Opinion

Standards and BIM key to Atkins’ digital evolution

30 June 2019

‘To achieve the transformation required to enable the step change in productivity that we all strive for, we need to move from pockets of innovation to consistent, continuously improved delivery enabled by digital technologies.’ Nick Tune

Nick Tune, digital engineering director at Atkins, explains how the consultant is undergoing digital transformation by adopting BIM Level 2 and the ISO 19650 standard.

Digital transformation is recognised as a critical activity for the survival of businesses in all sectors. This is especially true in the construction market where digital has the potential to make us more efficient and more consistent in our delivery. We have all seen the McKinsey report stating that only hunting and agriculture is less digitally enabled. So how do we make the change?

At Atkins we recognise that digital transformation needs to be built from a solid base of standardised information management processes and technologies: in short, BIM. We know that Building Information Management can provide the bedrock for change.

Like many in the construction sector, we have been championing digital disruption over the last few years which has seen new tools and commercial models developed that have created real value and improved outcomes for clients and end users.

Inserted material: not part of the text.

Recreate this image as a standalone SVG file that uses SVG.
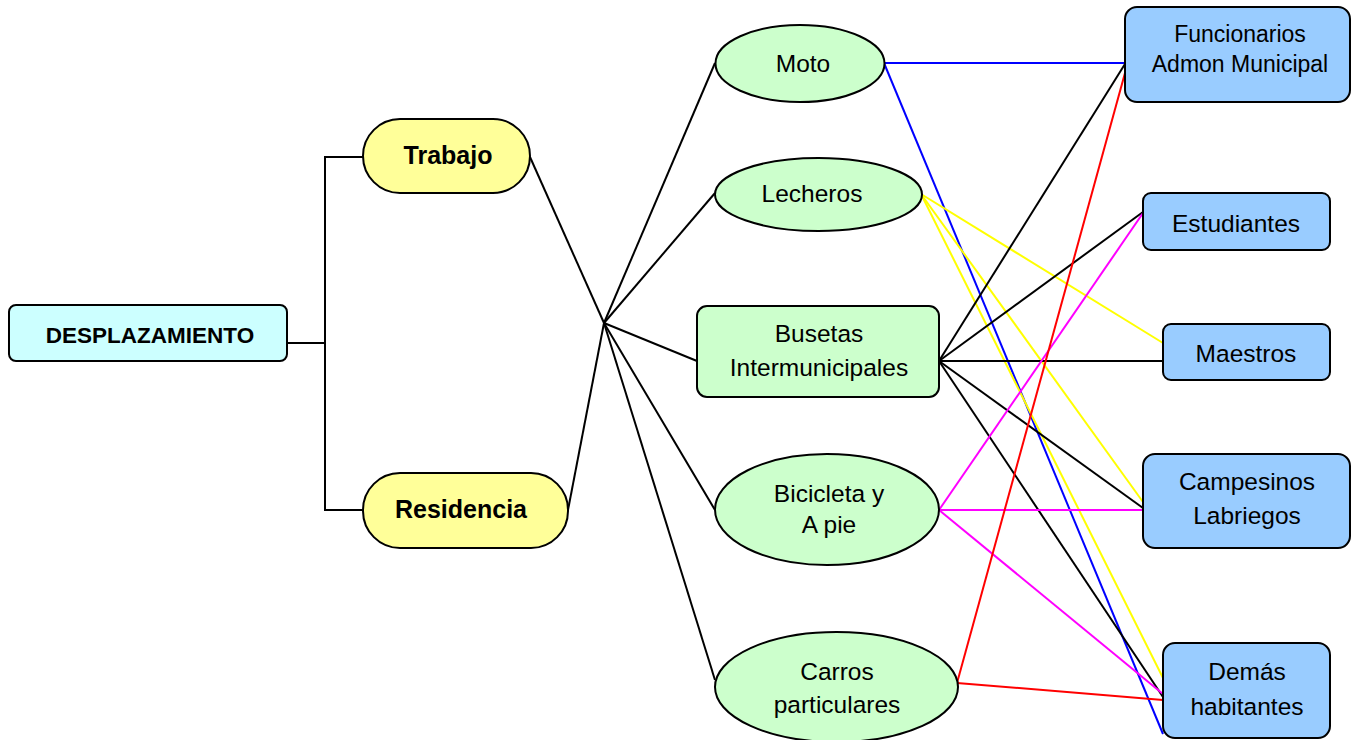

However much of this innovation has been in pockets or “digital islands of innovation” so impact has been limited to a few projects and customers.

To achieve the transformation required to enable the step change in productivity that we all strive for, we need to move from pockets of innovation to consistent, continuously improved delivery enabled by digital technologies. This is why our bedrock has to be BIM – it creates the basis for consistent, high-quality digital delivery.

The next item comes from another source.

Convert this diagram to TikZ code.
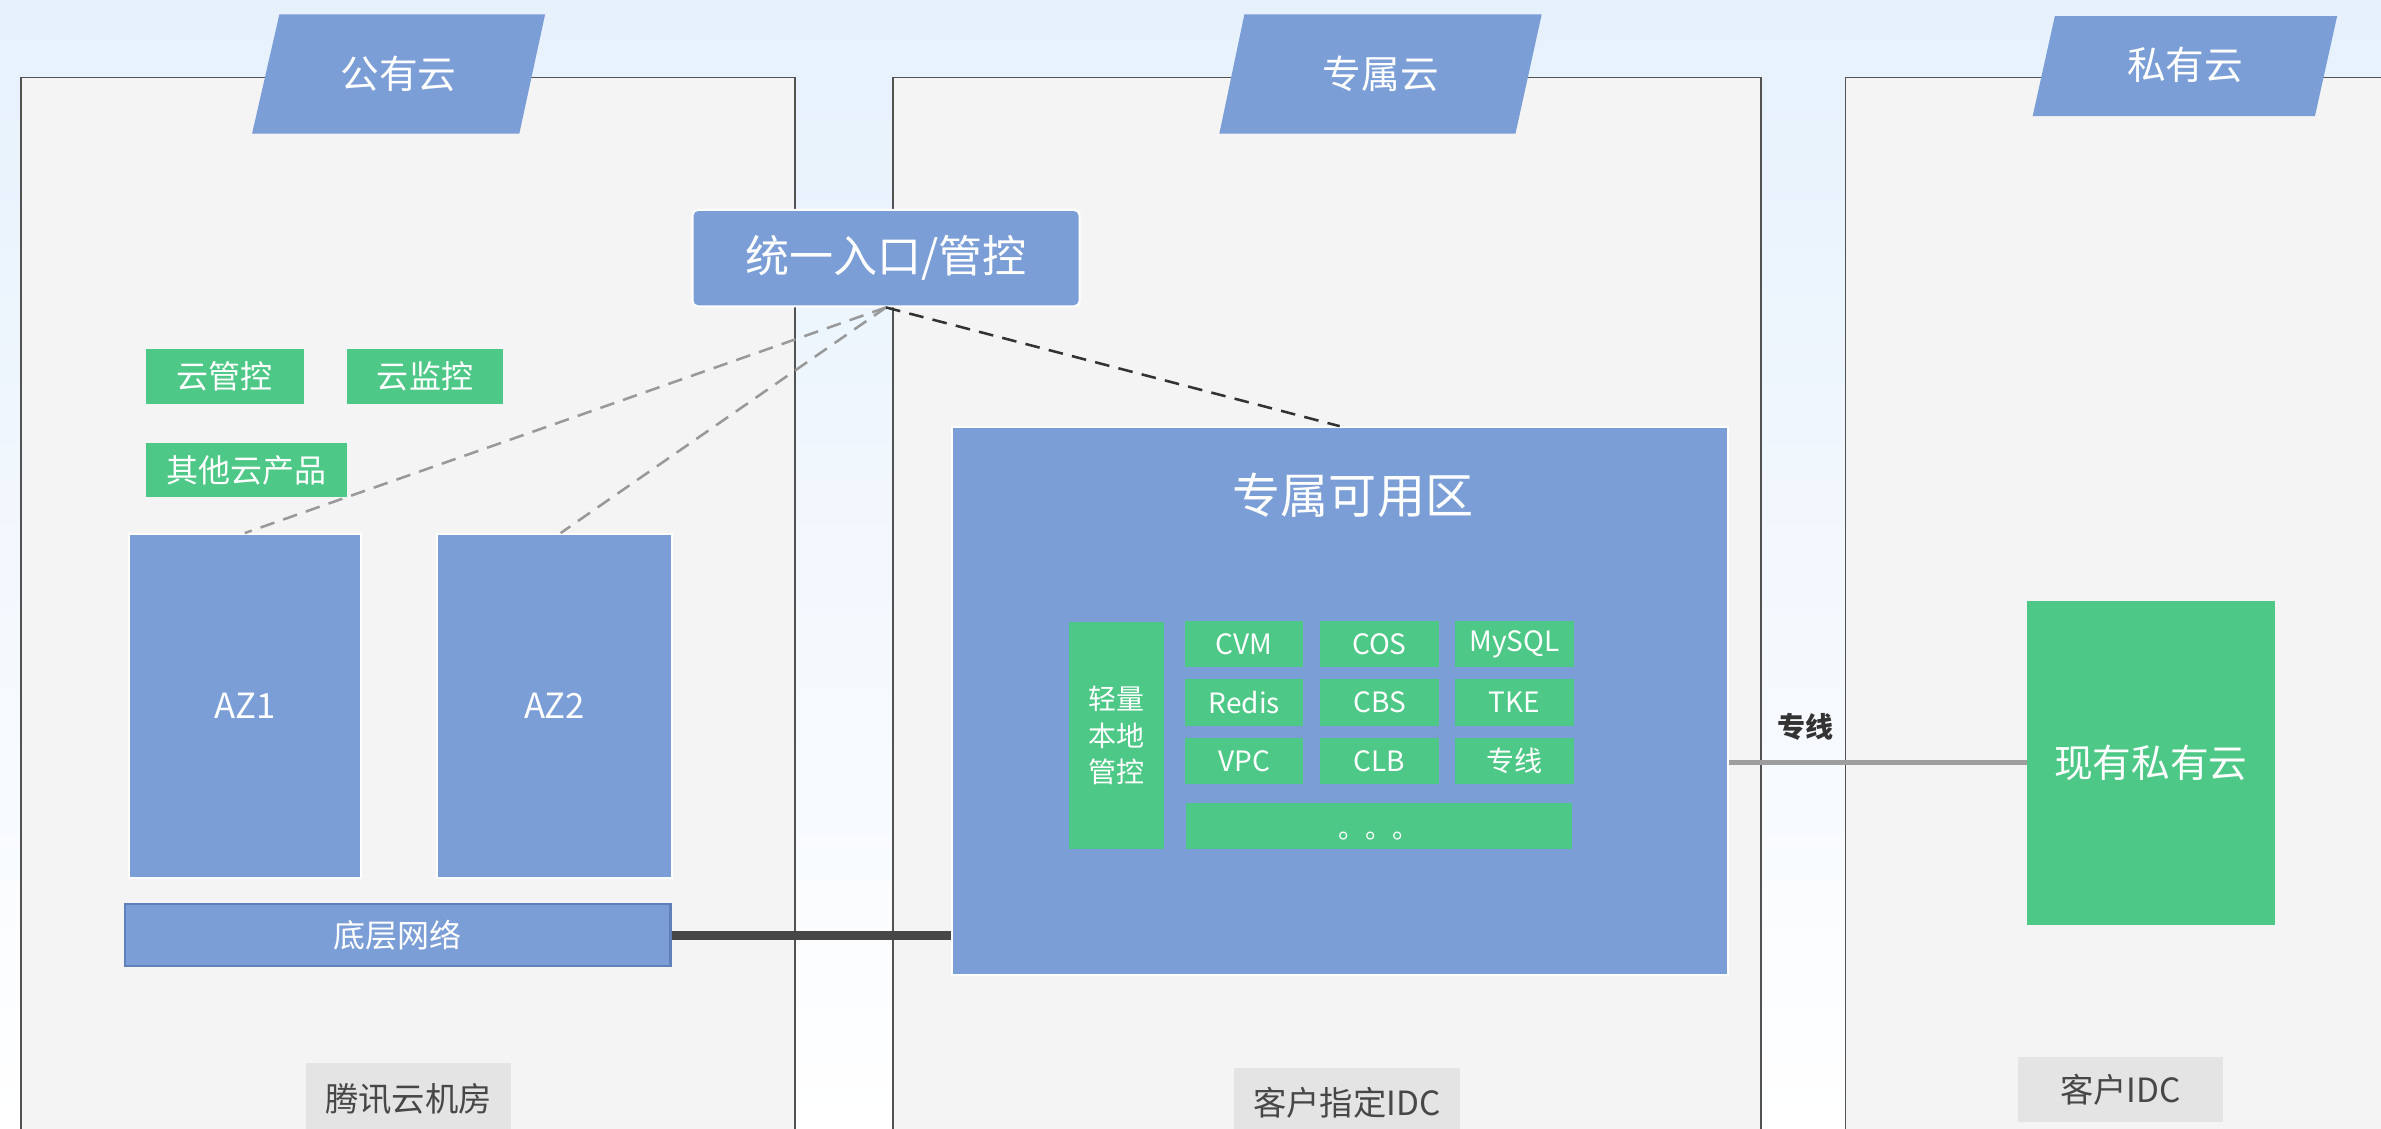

By adopting BIM Level 2 and now ISO 19650 processes of information management across our global business, we believe we’ve created the environment for large-scale transformation at Atkins.

Our newly developed Global Design Framework (GDF) is based on the ISO 19650 BIM standard. It sets out the processes, technology and skills required to deliver a design led project. This provides consistent delivery by project teams across the globe, whilst supporting continuous improvement via feedback loops and measurement of delivery.

With project teams working to consistent information and data formats, processes and toolsets, we can enhance digital delivery via automation and AI at scale. This improved, innovative method of delivery is not the preserve of the few, but thanks to BIM, can be utilised by everyone in the industry. This is digital transformation.